= Weam Al Dakheel =

Saudi Arabian TV presenter

Weam Al Dakheel, also Aldakeel, (Arabic: وئام الدخيل) is a Saudi Arabian journalist and television presenter. After Jumanah Al Shami became the first woman to present the morning television news in Saudi Arabia in 2016, in September 2018 Al Dakheel featured on Saudi TV's Channel 1 as the first woman to act as an anchor for the main evening news broadcast, appearing side-by-side with Omas Al Nashwan. Since January 2018, her official job title at the Saudi Broadcasting Authority has been operations manager.

==Biography==
Born in Morocco, Al Dakheel is raised in Jeddah, studied in Lebanon, live in Riyadh, and graduated with a BA in journalism from the Lebanese American University in 2011. At the same university, she attended a course at the Institute for Women’s Studies in the Arab World, receiving a diploma in Gender in Development and Humanitarian Assistance in 2017. In addition, she has trained as a television presenter at the Focus Academy and at the Al Jazeera Media Training Center.

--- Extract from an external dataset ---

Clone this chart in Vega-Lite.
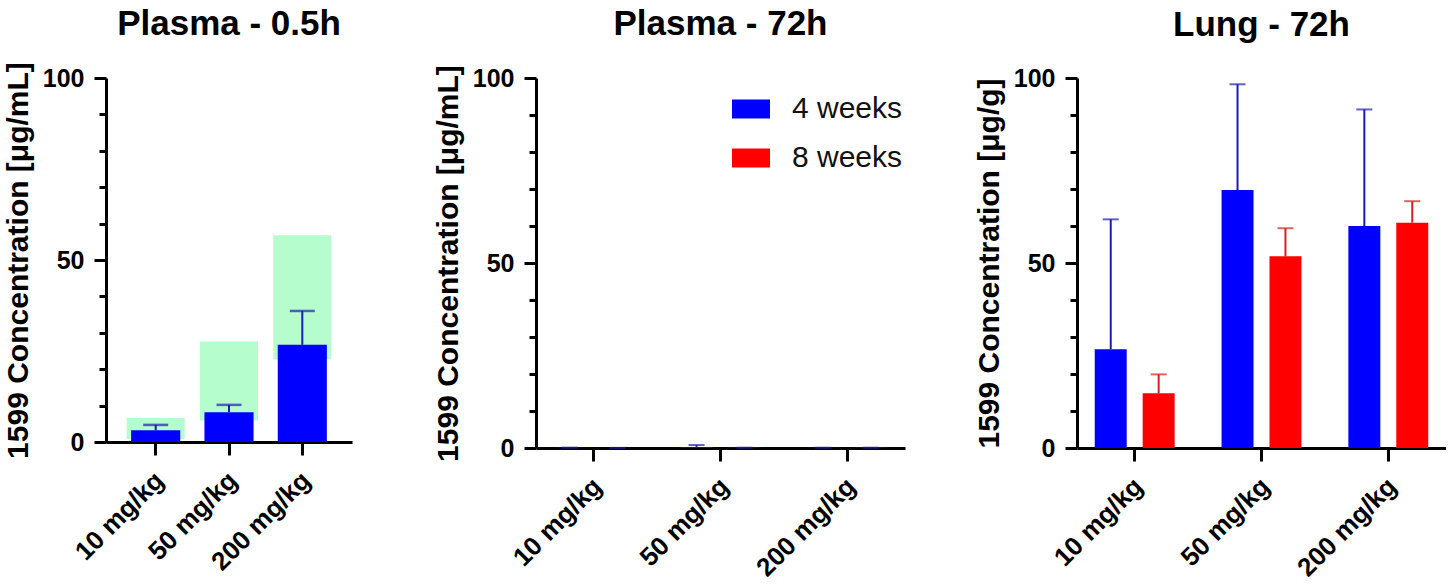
{
  "$schema": "https://vega.github.io/schema/vega-lite/v6.json",
  "background": "white",
  "padding": {"left": 3, "top": 6, "right": 0, "bottom": 0},
  "datasets": {
    "p1": [
      {"dose": "10 mg/kg", "mean": 3.2, "upper": 4.7, "lo": 0.8, "hi": 6.6},
      {"dose": "50 mg/kg", "mean": 8.2, "upper": 10.2, "lo": 5.9, "hi": 27.6},
      {"dose": "200 mg/kg", "mean": 26.7, "upper": 36.0, "lo": 22.7, "hi": 56.8}
    ],
    "p2": [
      {"dose": "10 mg/kg", "group": "4 weeks", "mean": 0.05, "upper": 0.1},
      {"dose": "10 mg/kg", "group": "8 weeks", "mean": 0.02, "upper": 0.03},
      {"dose": "50 mg/kg", "group": "4 weeks", "mean": 0.3, "upper": 0.8},
      {"dose": "50 mg/kg", "group": "8 weeks", "mean": 0.05, "upper": 0.08},
      {"dose": "200 mg/kg", "group": "4 weeks", "mean": 0.05, "upper": 0.08},
      {"dose": "200 mg/kg", "group": "8 weeks", "mean": 0.05, "upper": 0.08}
    ],
    "p3": [
      {"dose": "10 mg/kg", "group": "4 weeks", "mean": 26.7, "upper": 61.8},
      {"dose": "10 mg/kg", "group": "8 weeks", "mean": 14.8, "upper": 19.9},
      {"dose": "50 mg/kg", "group": "4 weeks", "mean": 69.7, "upper": 98.3},
      {"dose": "50 mg/kg", "group": "8 weeks", "mean": 51.8, "upper": 59.4},
      {"dose": "200 mg/kg", "group": "4 weeks", "mean": 60.0, "upper": 91.5},
      {"dose": "200 mg/kg", "group": "8 weeks", "mean": 60.9, "upper": 66.7}
    ]
  },
  "config": {
    "font": "Liberation Sans",
    "view": {"stroke": null},
    "axis": {
      "domainColor": "black",
      "domainWidth": 3,
      "tickColor": "black",
      "tickWidth": 3,
      "labelFont": "Liberation Sans",
      "labelFontWeight": "bold",
      "labelFontSize": 25,
      "labelColor": "black",
      "titleFont": "Liberation Sans",
      "titleFontSize": 30,
      "titleFontWeight": "bold",
      "titleColor": "black",
      "grid": false
    },
    "axisX": {
      "tickSize": 13,
      "labelAngle": -45,
      "labelAlign": "right",
      "labelBaseline": "middle",
      "labelPadding": 21,
      "labelOffset": 4,
      "labelFontSize": 26,
      "title": null
    },
    "axisY": {
      "titlePadding": 9,
      "labelPadding": 10,
      "labelOverlap": false,
      "tickCount": 20
    },
    "legend": {"padding": 0},
    "title": {
      "font": "Liberation Sans",
      "fontSize": 35,
      "fontWeight": "bold",
      "color": "black",
      "anchor": "middle",
      "offset": 23
    }
  },
  "hconcat": [
    {
      "title": {"text": "Plasma - 0.5h", "offset": 20},
      "width": 246,
      "height": 364,
      "data": {"name": "p1"},
      "encoding": {
        "x": {
          "field": "dose", "type": "nominal", "sort": null,
          "scale": {"paddingInner": 0.33, "paddingOuter": 0.343},
          "axis": {"title": null}
        }
      },
      "layer": [
        {
          "mark": {"type": "bar", "color": "#b5fdcc", "size": 58},
          "encoding": {
            "y": {
              "field": "lo", "type": "quantitative",
              "scale": {"domain": [0, 100], "nice": false},
              "axis": {
                "title": "1599 Concentration [μg/mL]",
                "values": [0, 10, 20, 30, 40, 50, 60, 70, 80, 90, 100],
                "labelExpr": "datum.value % 50 === 0 ? datum.label : ''",
                "tickSize": {"condition": {"test": "datum.value % 50 === 0", "value": 12}, "value": 7}
              }
            },
            "y2": {"field": "hi"}
          }
        },
        {
          "mark": {"type": "bar", "color": "#0000ff"},
          "encoding": {"y": {"field": "mean", "type": "quantitative"}}
        },
        {
          "mark": {"type": "rule", "color": "#1c1cb4", "strokeWidth": 2},
          "encoding": {"y": {"field": "mean", "type": "quantitative"}, "y2": {"field": "upper"}}
        },
        {
          "mark": {"type": "tick", "color": "#1c1cb4", "thickness": 2.5, "size": 25},
          "encoding": {"y": {"field": "upper", "type": "quantitative"}}
        }
      ]
    },
    {
      "spacing": 69,
      "hconcat": [
        {
          "title": "Plasma - 72h",
          "width": 369,
          "height": 370,
          "data": {"name": "p2"},
          "encoding": {
            "x": {
              "field": "dose", "type": "nominal", "sort": null,
              "scale": {"paddingInner": 0.37, "paddingOuter": 0.14},
              "axis": {"title": null}
            },
            "xOffset": {"field": "group", "type": "nominal", "scale": {"paddingInner": 0.333, "paddingOuter": 0}}
          },
          "layer": [
            {
              "mark": {"type": "bar"},
              "encoding": {
                "y": {
                  "field": "mean", "type": "quantitative",
                  "scale": {"domain": [0, 100], "nice": false},
                  "axis": {
                    "title": "1599 Concentration [μg/mL]",
                    "values": [0, 10, 20, 30, 40, 50, 60, 70, 80, 90, 100],
                    "labelExpr": "datum.value % 50 === 0 ? datum.label : ''",
                    "tickSize": {"condition": {"test": "datum.value % 50 === 0", "value": 12}, "value": 7}
                  }
                },
                "color": {
                  "field": "group", "type": "nominal",
                  "scale": {"domain": ["4 weeks", "8 weeks"], "range": ["#0000ff", "#ff0000"]},
                  "legend": {
                    "title": null,
                    "orient": "none",
                    "legendX": 196,
                    "legendY": 12,
                    "symbolType": "M-1,-0.5H1V0.5H-1Z",
                    "symbolSize": 1444,
                    "symbolStrokeWidth": 0,
                    "labelFont": "Liberation Sans",
                    "labelFontSize": 30,
                    "labelFontWeight": "normal",
                    "labelColor": "#111111",
                    "labelOffset": 22,
                    "rowPadding": 15
                  }
                }
              }
            },
            {
              "mark": {"type": "rule", "color": "#1c1cb4", "strokeWidth": 2},
              "encoding": {"y": {"field": "mean", "type": "quantitative"}, "y2": {"field": "upper"}}
            },
            {
              "mark": {"type": "tick", "color": "#1c1cb4", "thickness": 2, "size": 16},
              "encoding": {"y": {"field": "upper", "type": "quantitative"}}
            }
          ]
        },
        {
          "title": "Lung - 72h",
          "width": 369,
          "height": 370,
          "data": {"name": "p3"},
          "encoding": {
            "x": {
              "field": "dose", "type": "nominal", "sort": null,
              "scale": {"paddingInner": 0.37, "paddingOuter": 0.14},
              "axis": {"title": null}
            },
            "xOffset": {"field": "group", "type": "nominal", "scale": {"paddingInner": 0.333, "paddingOuter": 0}}
          },
          "layer": [
            {
              "mark": {"type": "bar"},
              "encoding": {
                "y": {
                  "field": "mean", "type": "quantitative",
                  "scale": {"domain": [0, 100], "nice": false},
                  "axis": {
                    "title": "1599 Concentration [μg/g]",
                    "values": [0, 10, 20, 30, 40, 50, 60, 70, 80, 90, 100],
                    "labelExpr": "datum.value % 50 === 0 ? datum.label : ''",
                    "tickSize": {"condition": {"test": "datum.value % 50 === 0", "value": 12}, "value": 7}
                  }
                },
                "color": {
                  "field": "group", "type": "nominal",
                  "scale": {"domain": ["4 weeks", "8 weeks"], "range": ["#0000ff", "#ff0000"]},
                  "legend": null
                }
              }
            },
            {
              "mark": {"type": "rule", "strokeWidth": 2},
              "encoding": {
                "y": {"field": "mean", "type": "quantitative"},
                "y2": {"field": "upper"},
                "color": {"condition": {"test": "datum.group === '4 weeks'", "value": "#1c1cb4"}, "value": "#d42020"}
              }
            },
            {
              "mark": {"type": "tick", "thickness": 2, "size": 16},
              "encoding": {
                "y": {"field": "upper", "type": "quantitative"},
                "color": {"condition": {"test": "datum.group === '4 weeks'", "value": "#1c1cb4"}, "value": "#d42020"}
              }
            }
          ]
        }
      ],
      "resolve": {"legend": {"color": "independent"}, "scale": {"color": "independent"}}
    }
  ],
  "resolve": {"legend": {"color": "independent"}},
  "spacing": 81
}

After working for CNBC Arabiya from 2012, she became a news reader for the Al-Arab News Channel in Bahrain.(2014–17). In January 2018, she was appointed operations manager for the Saudi Broadcasting Authority. Her first appearance as a news anchor was on the 9.30 pm Channel One news programme on 20 September.

Al Dakheel's appearance as a news anchor seems to be in line with the Saudi Vision 2030 initiative launched by Crown Prince Mohammad bin Salman. It has already resulted in allowing women to drive cars and to take on employment. Vogue reported that her appearance as a news presenter was "widely lauded on social media".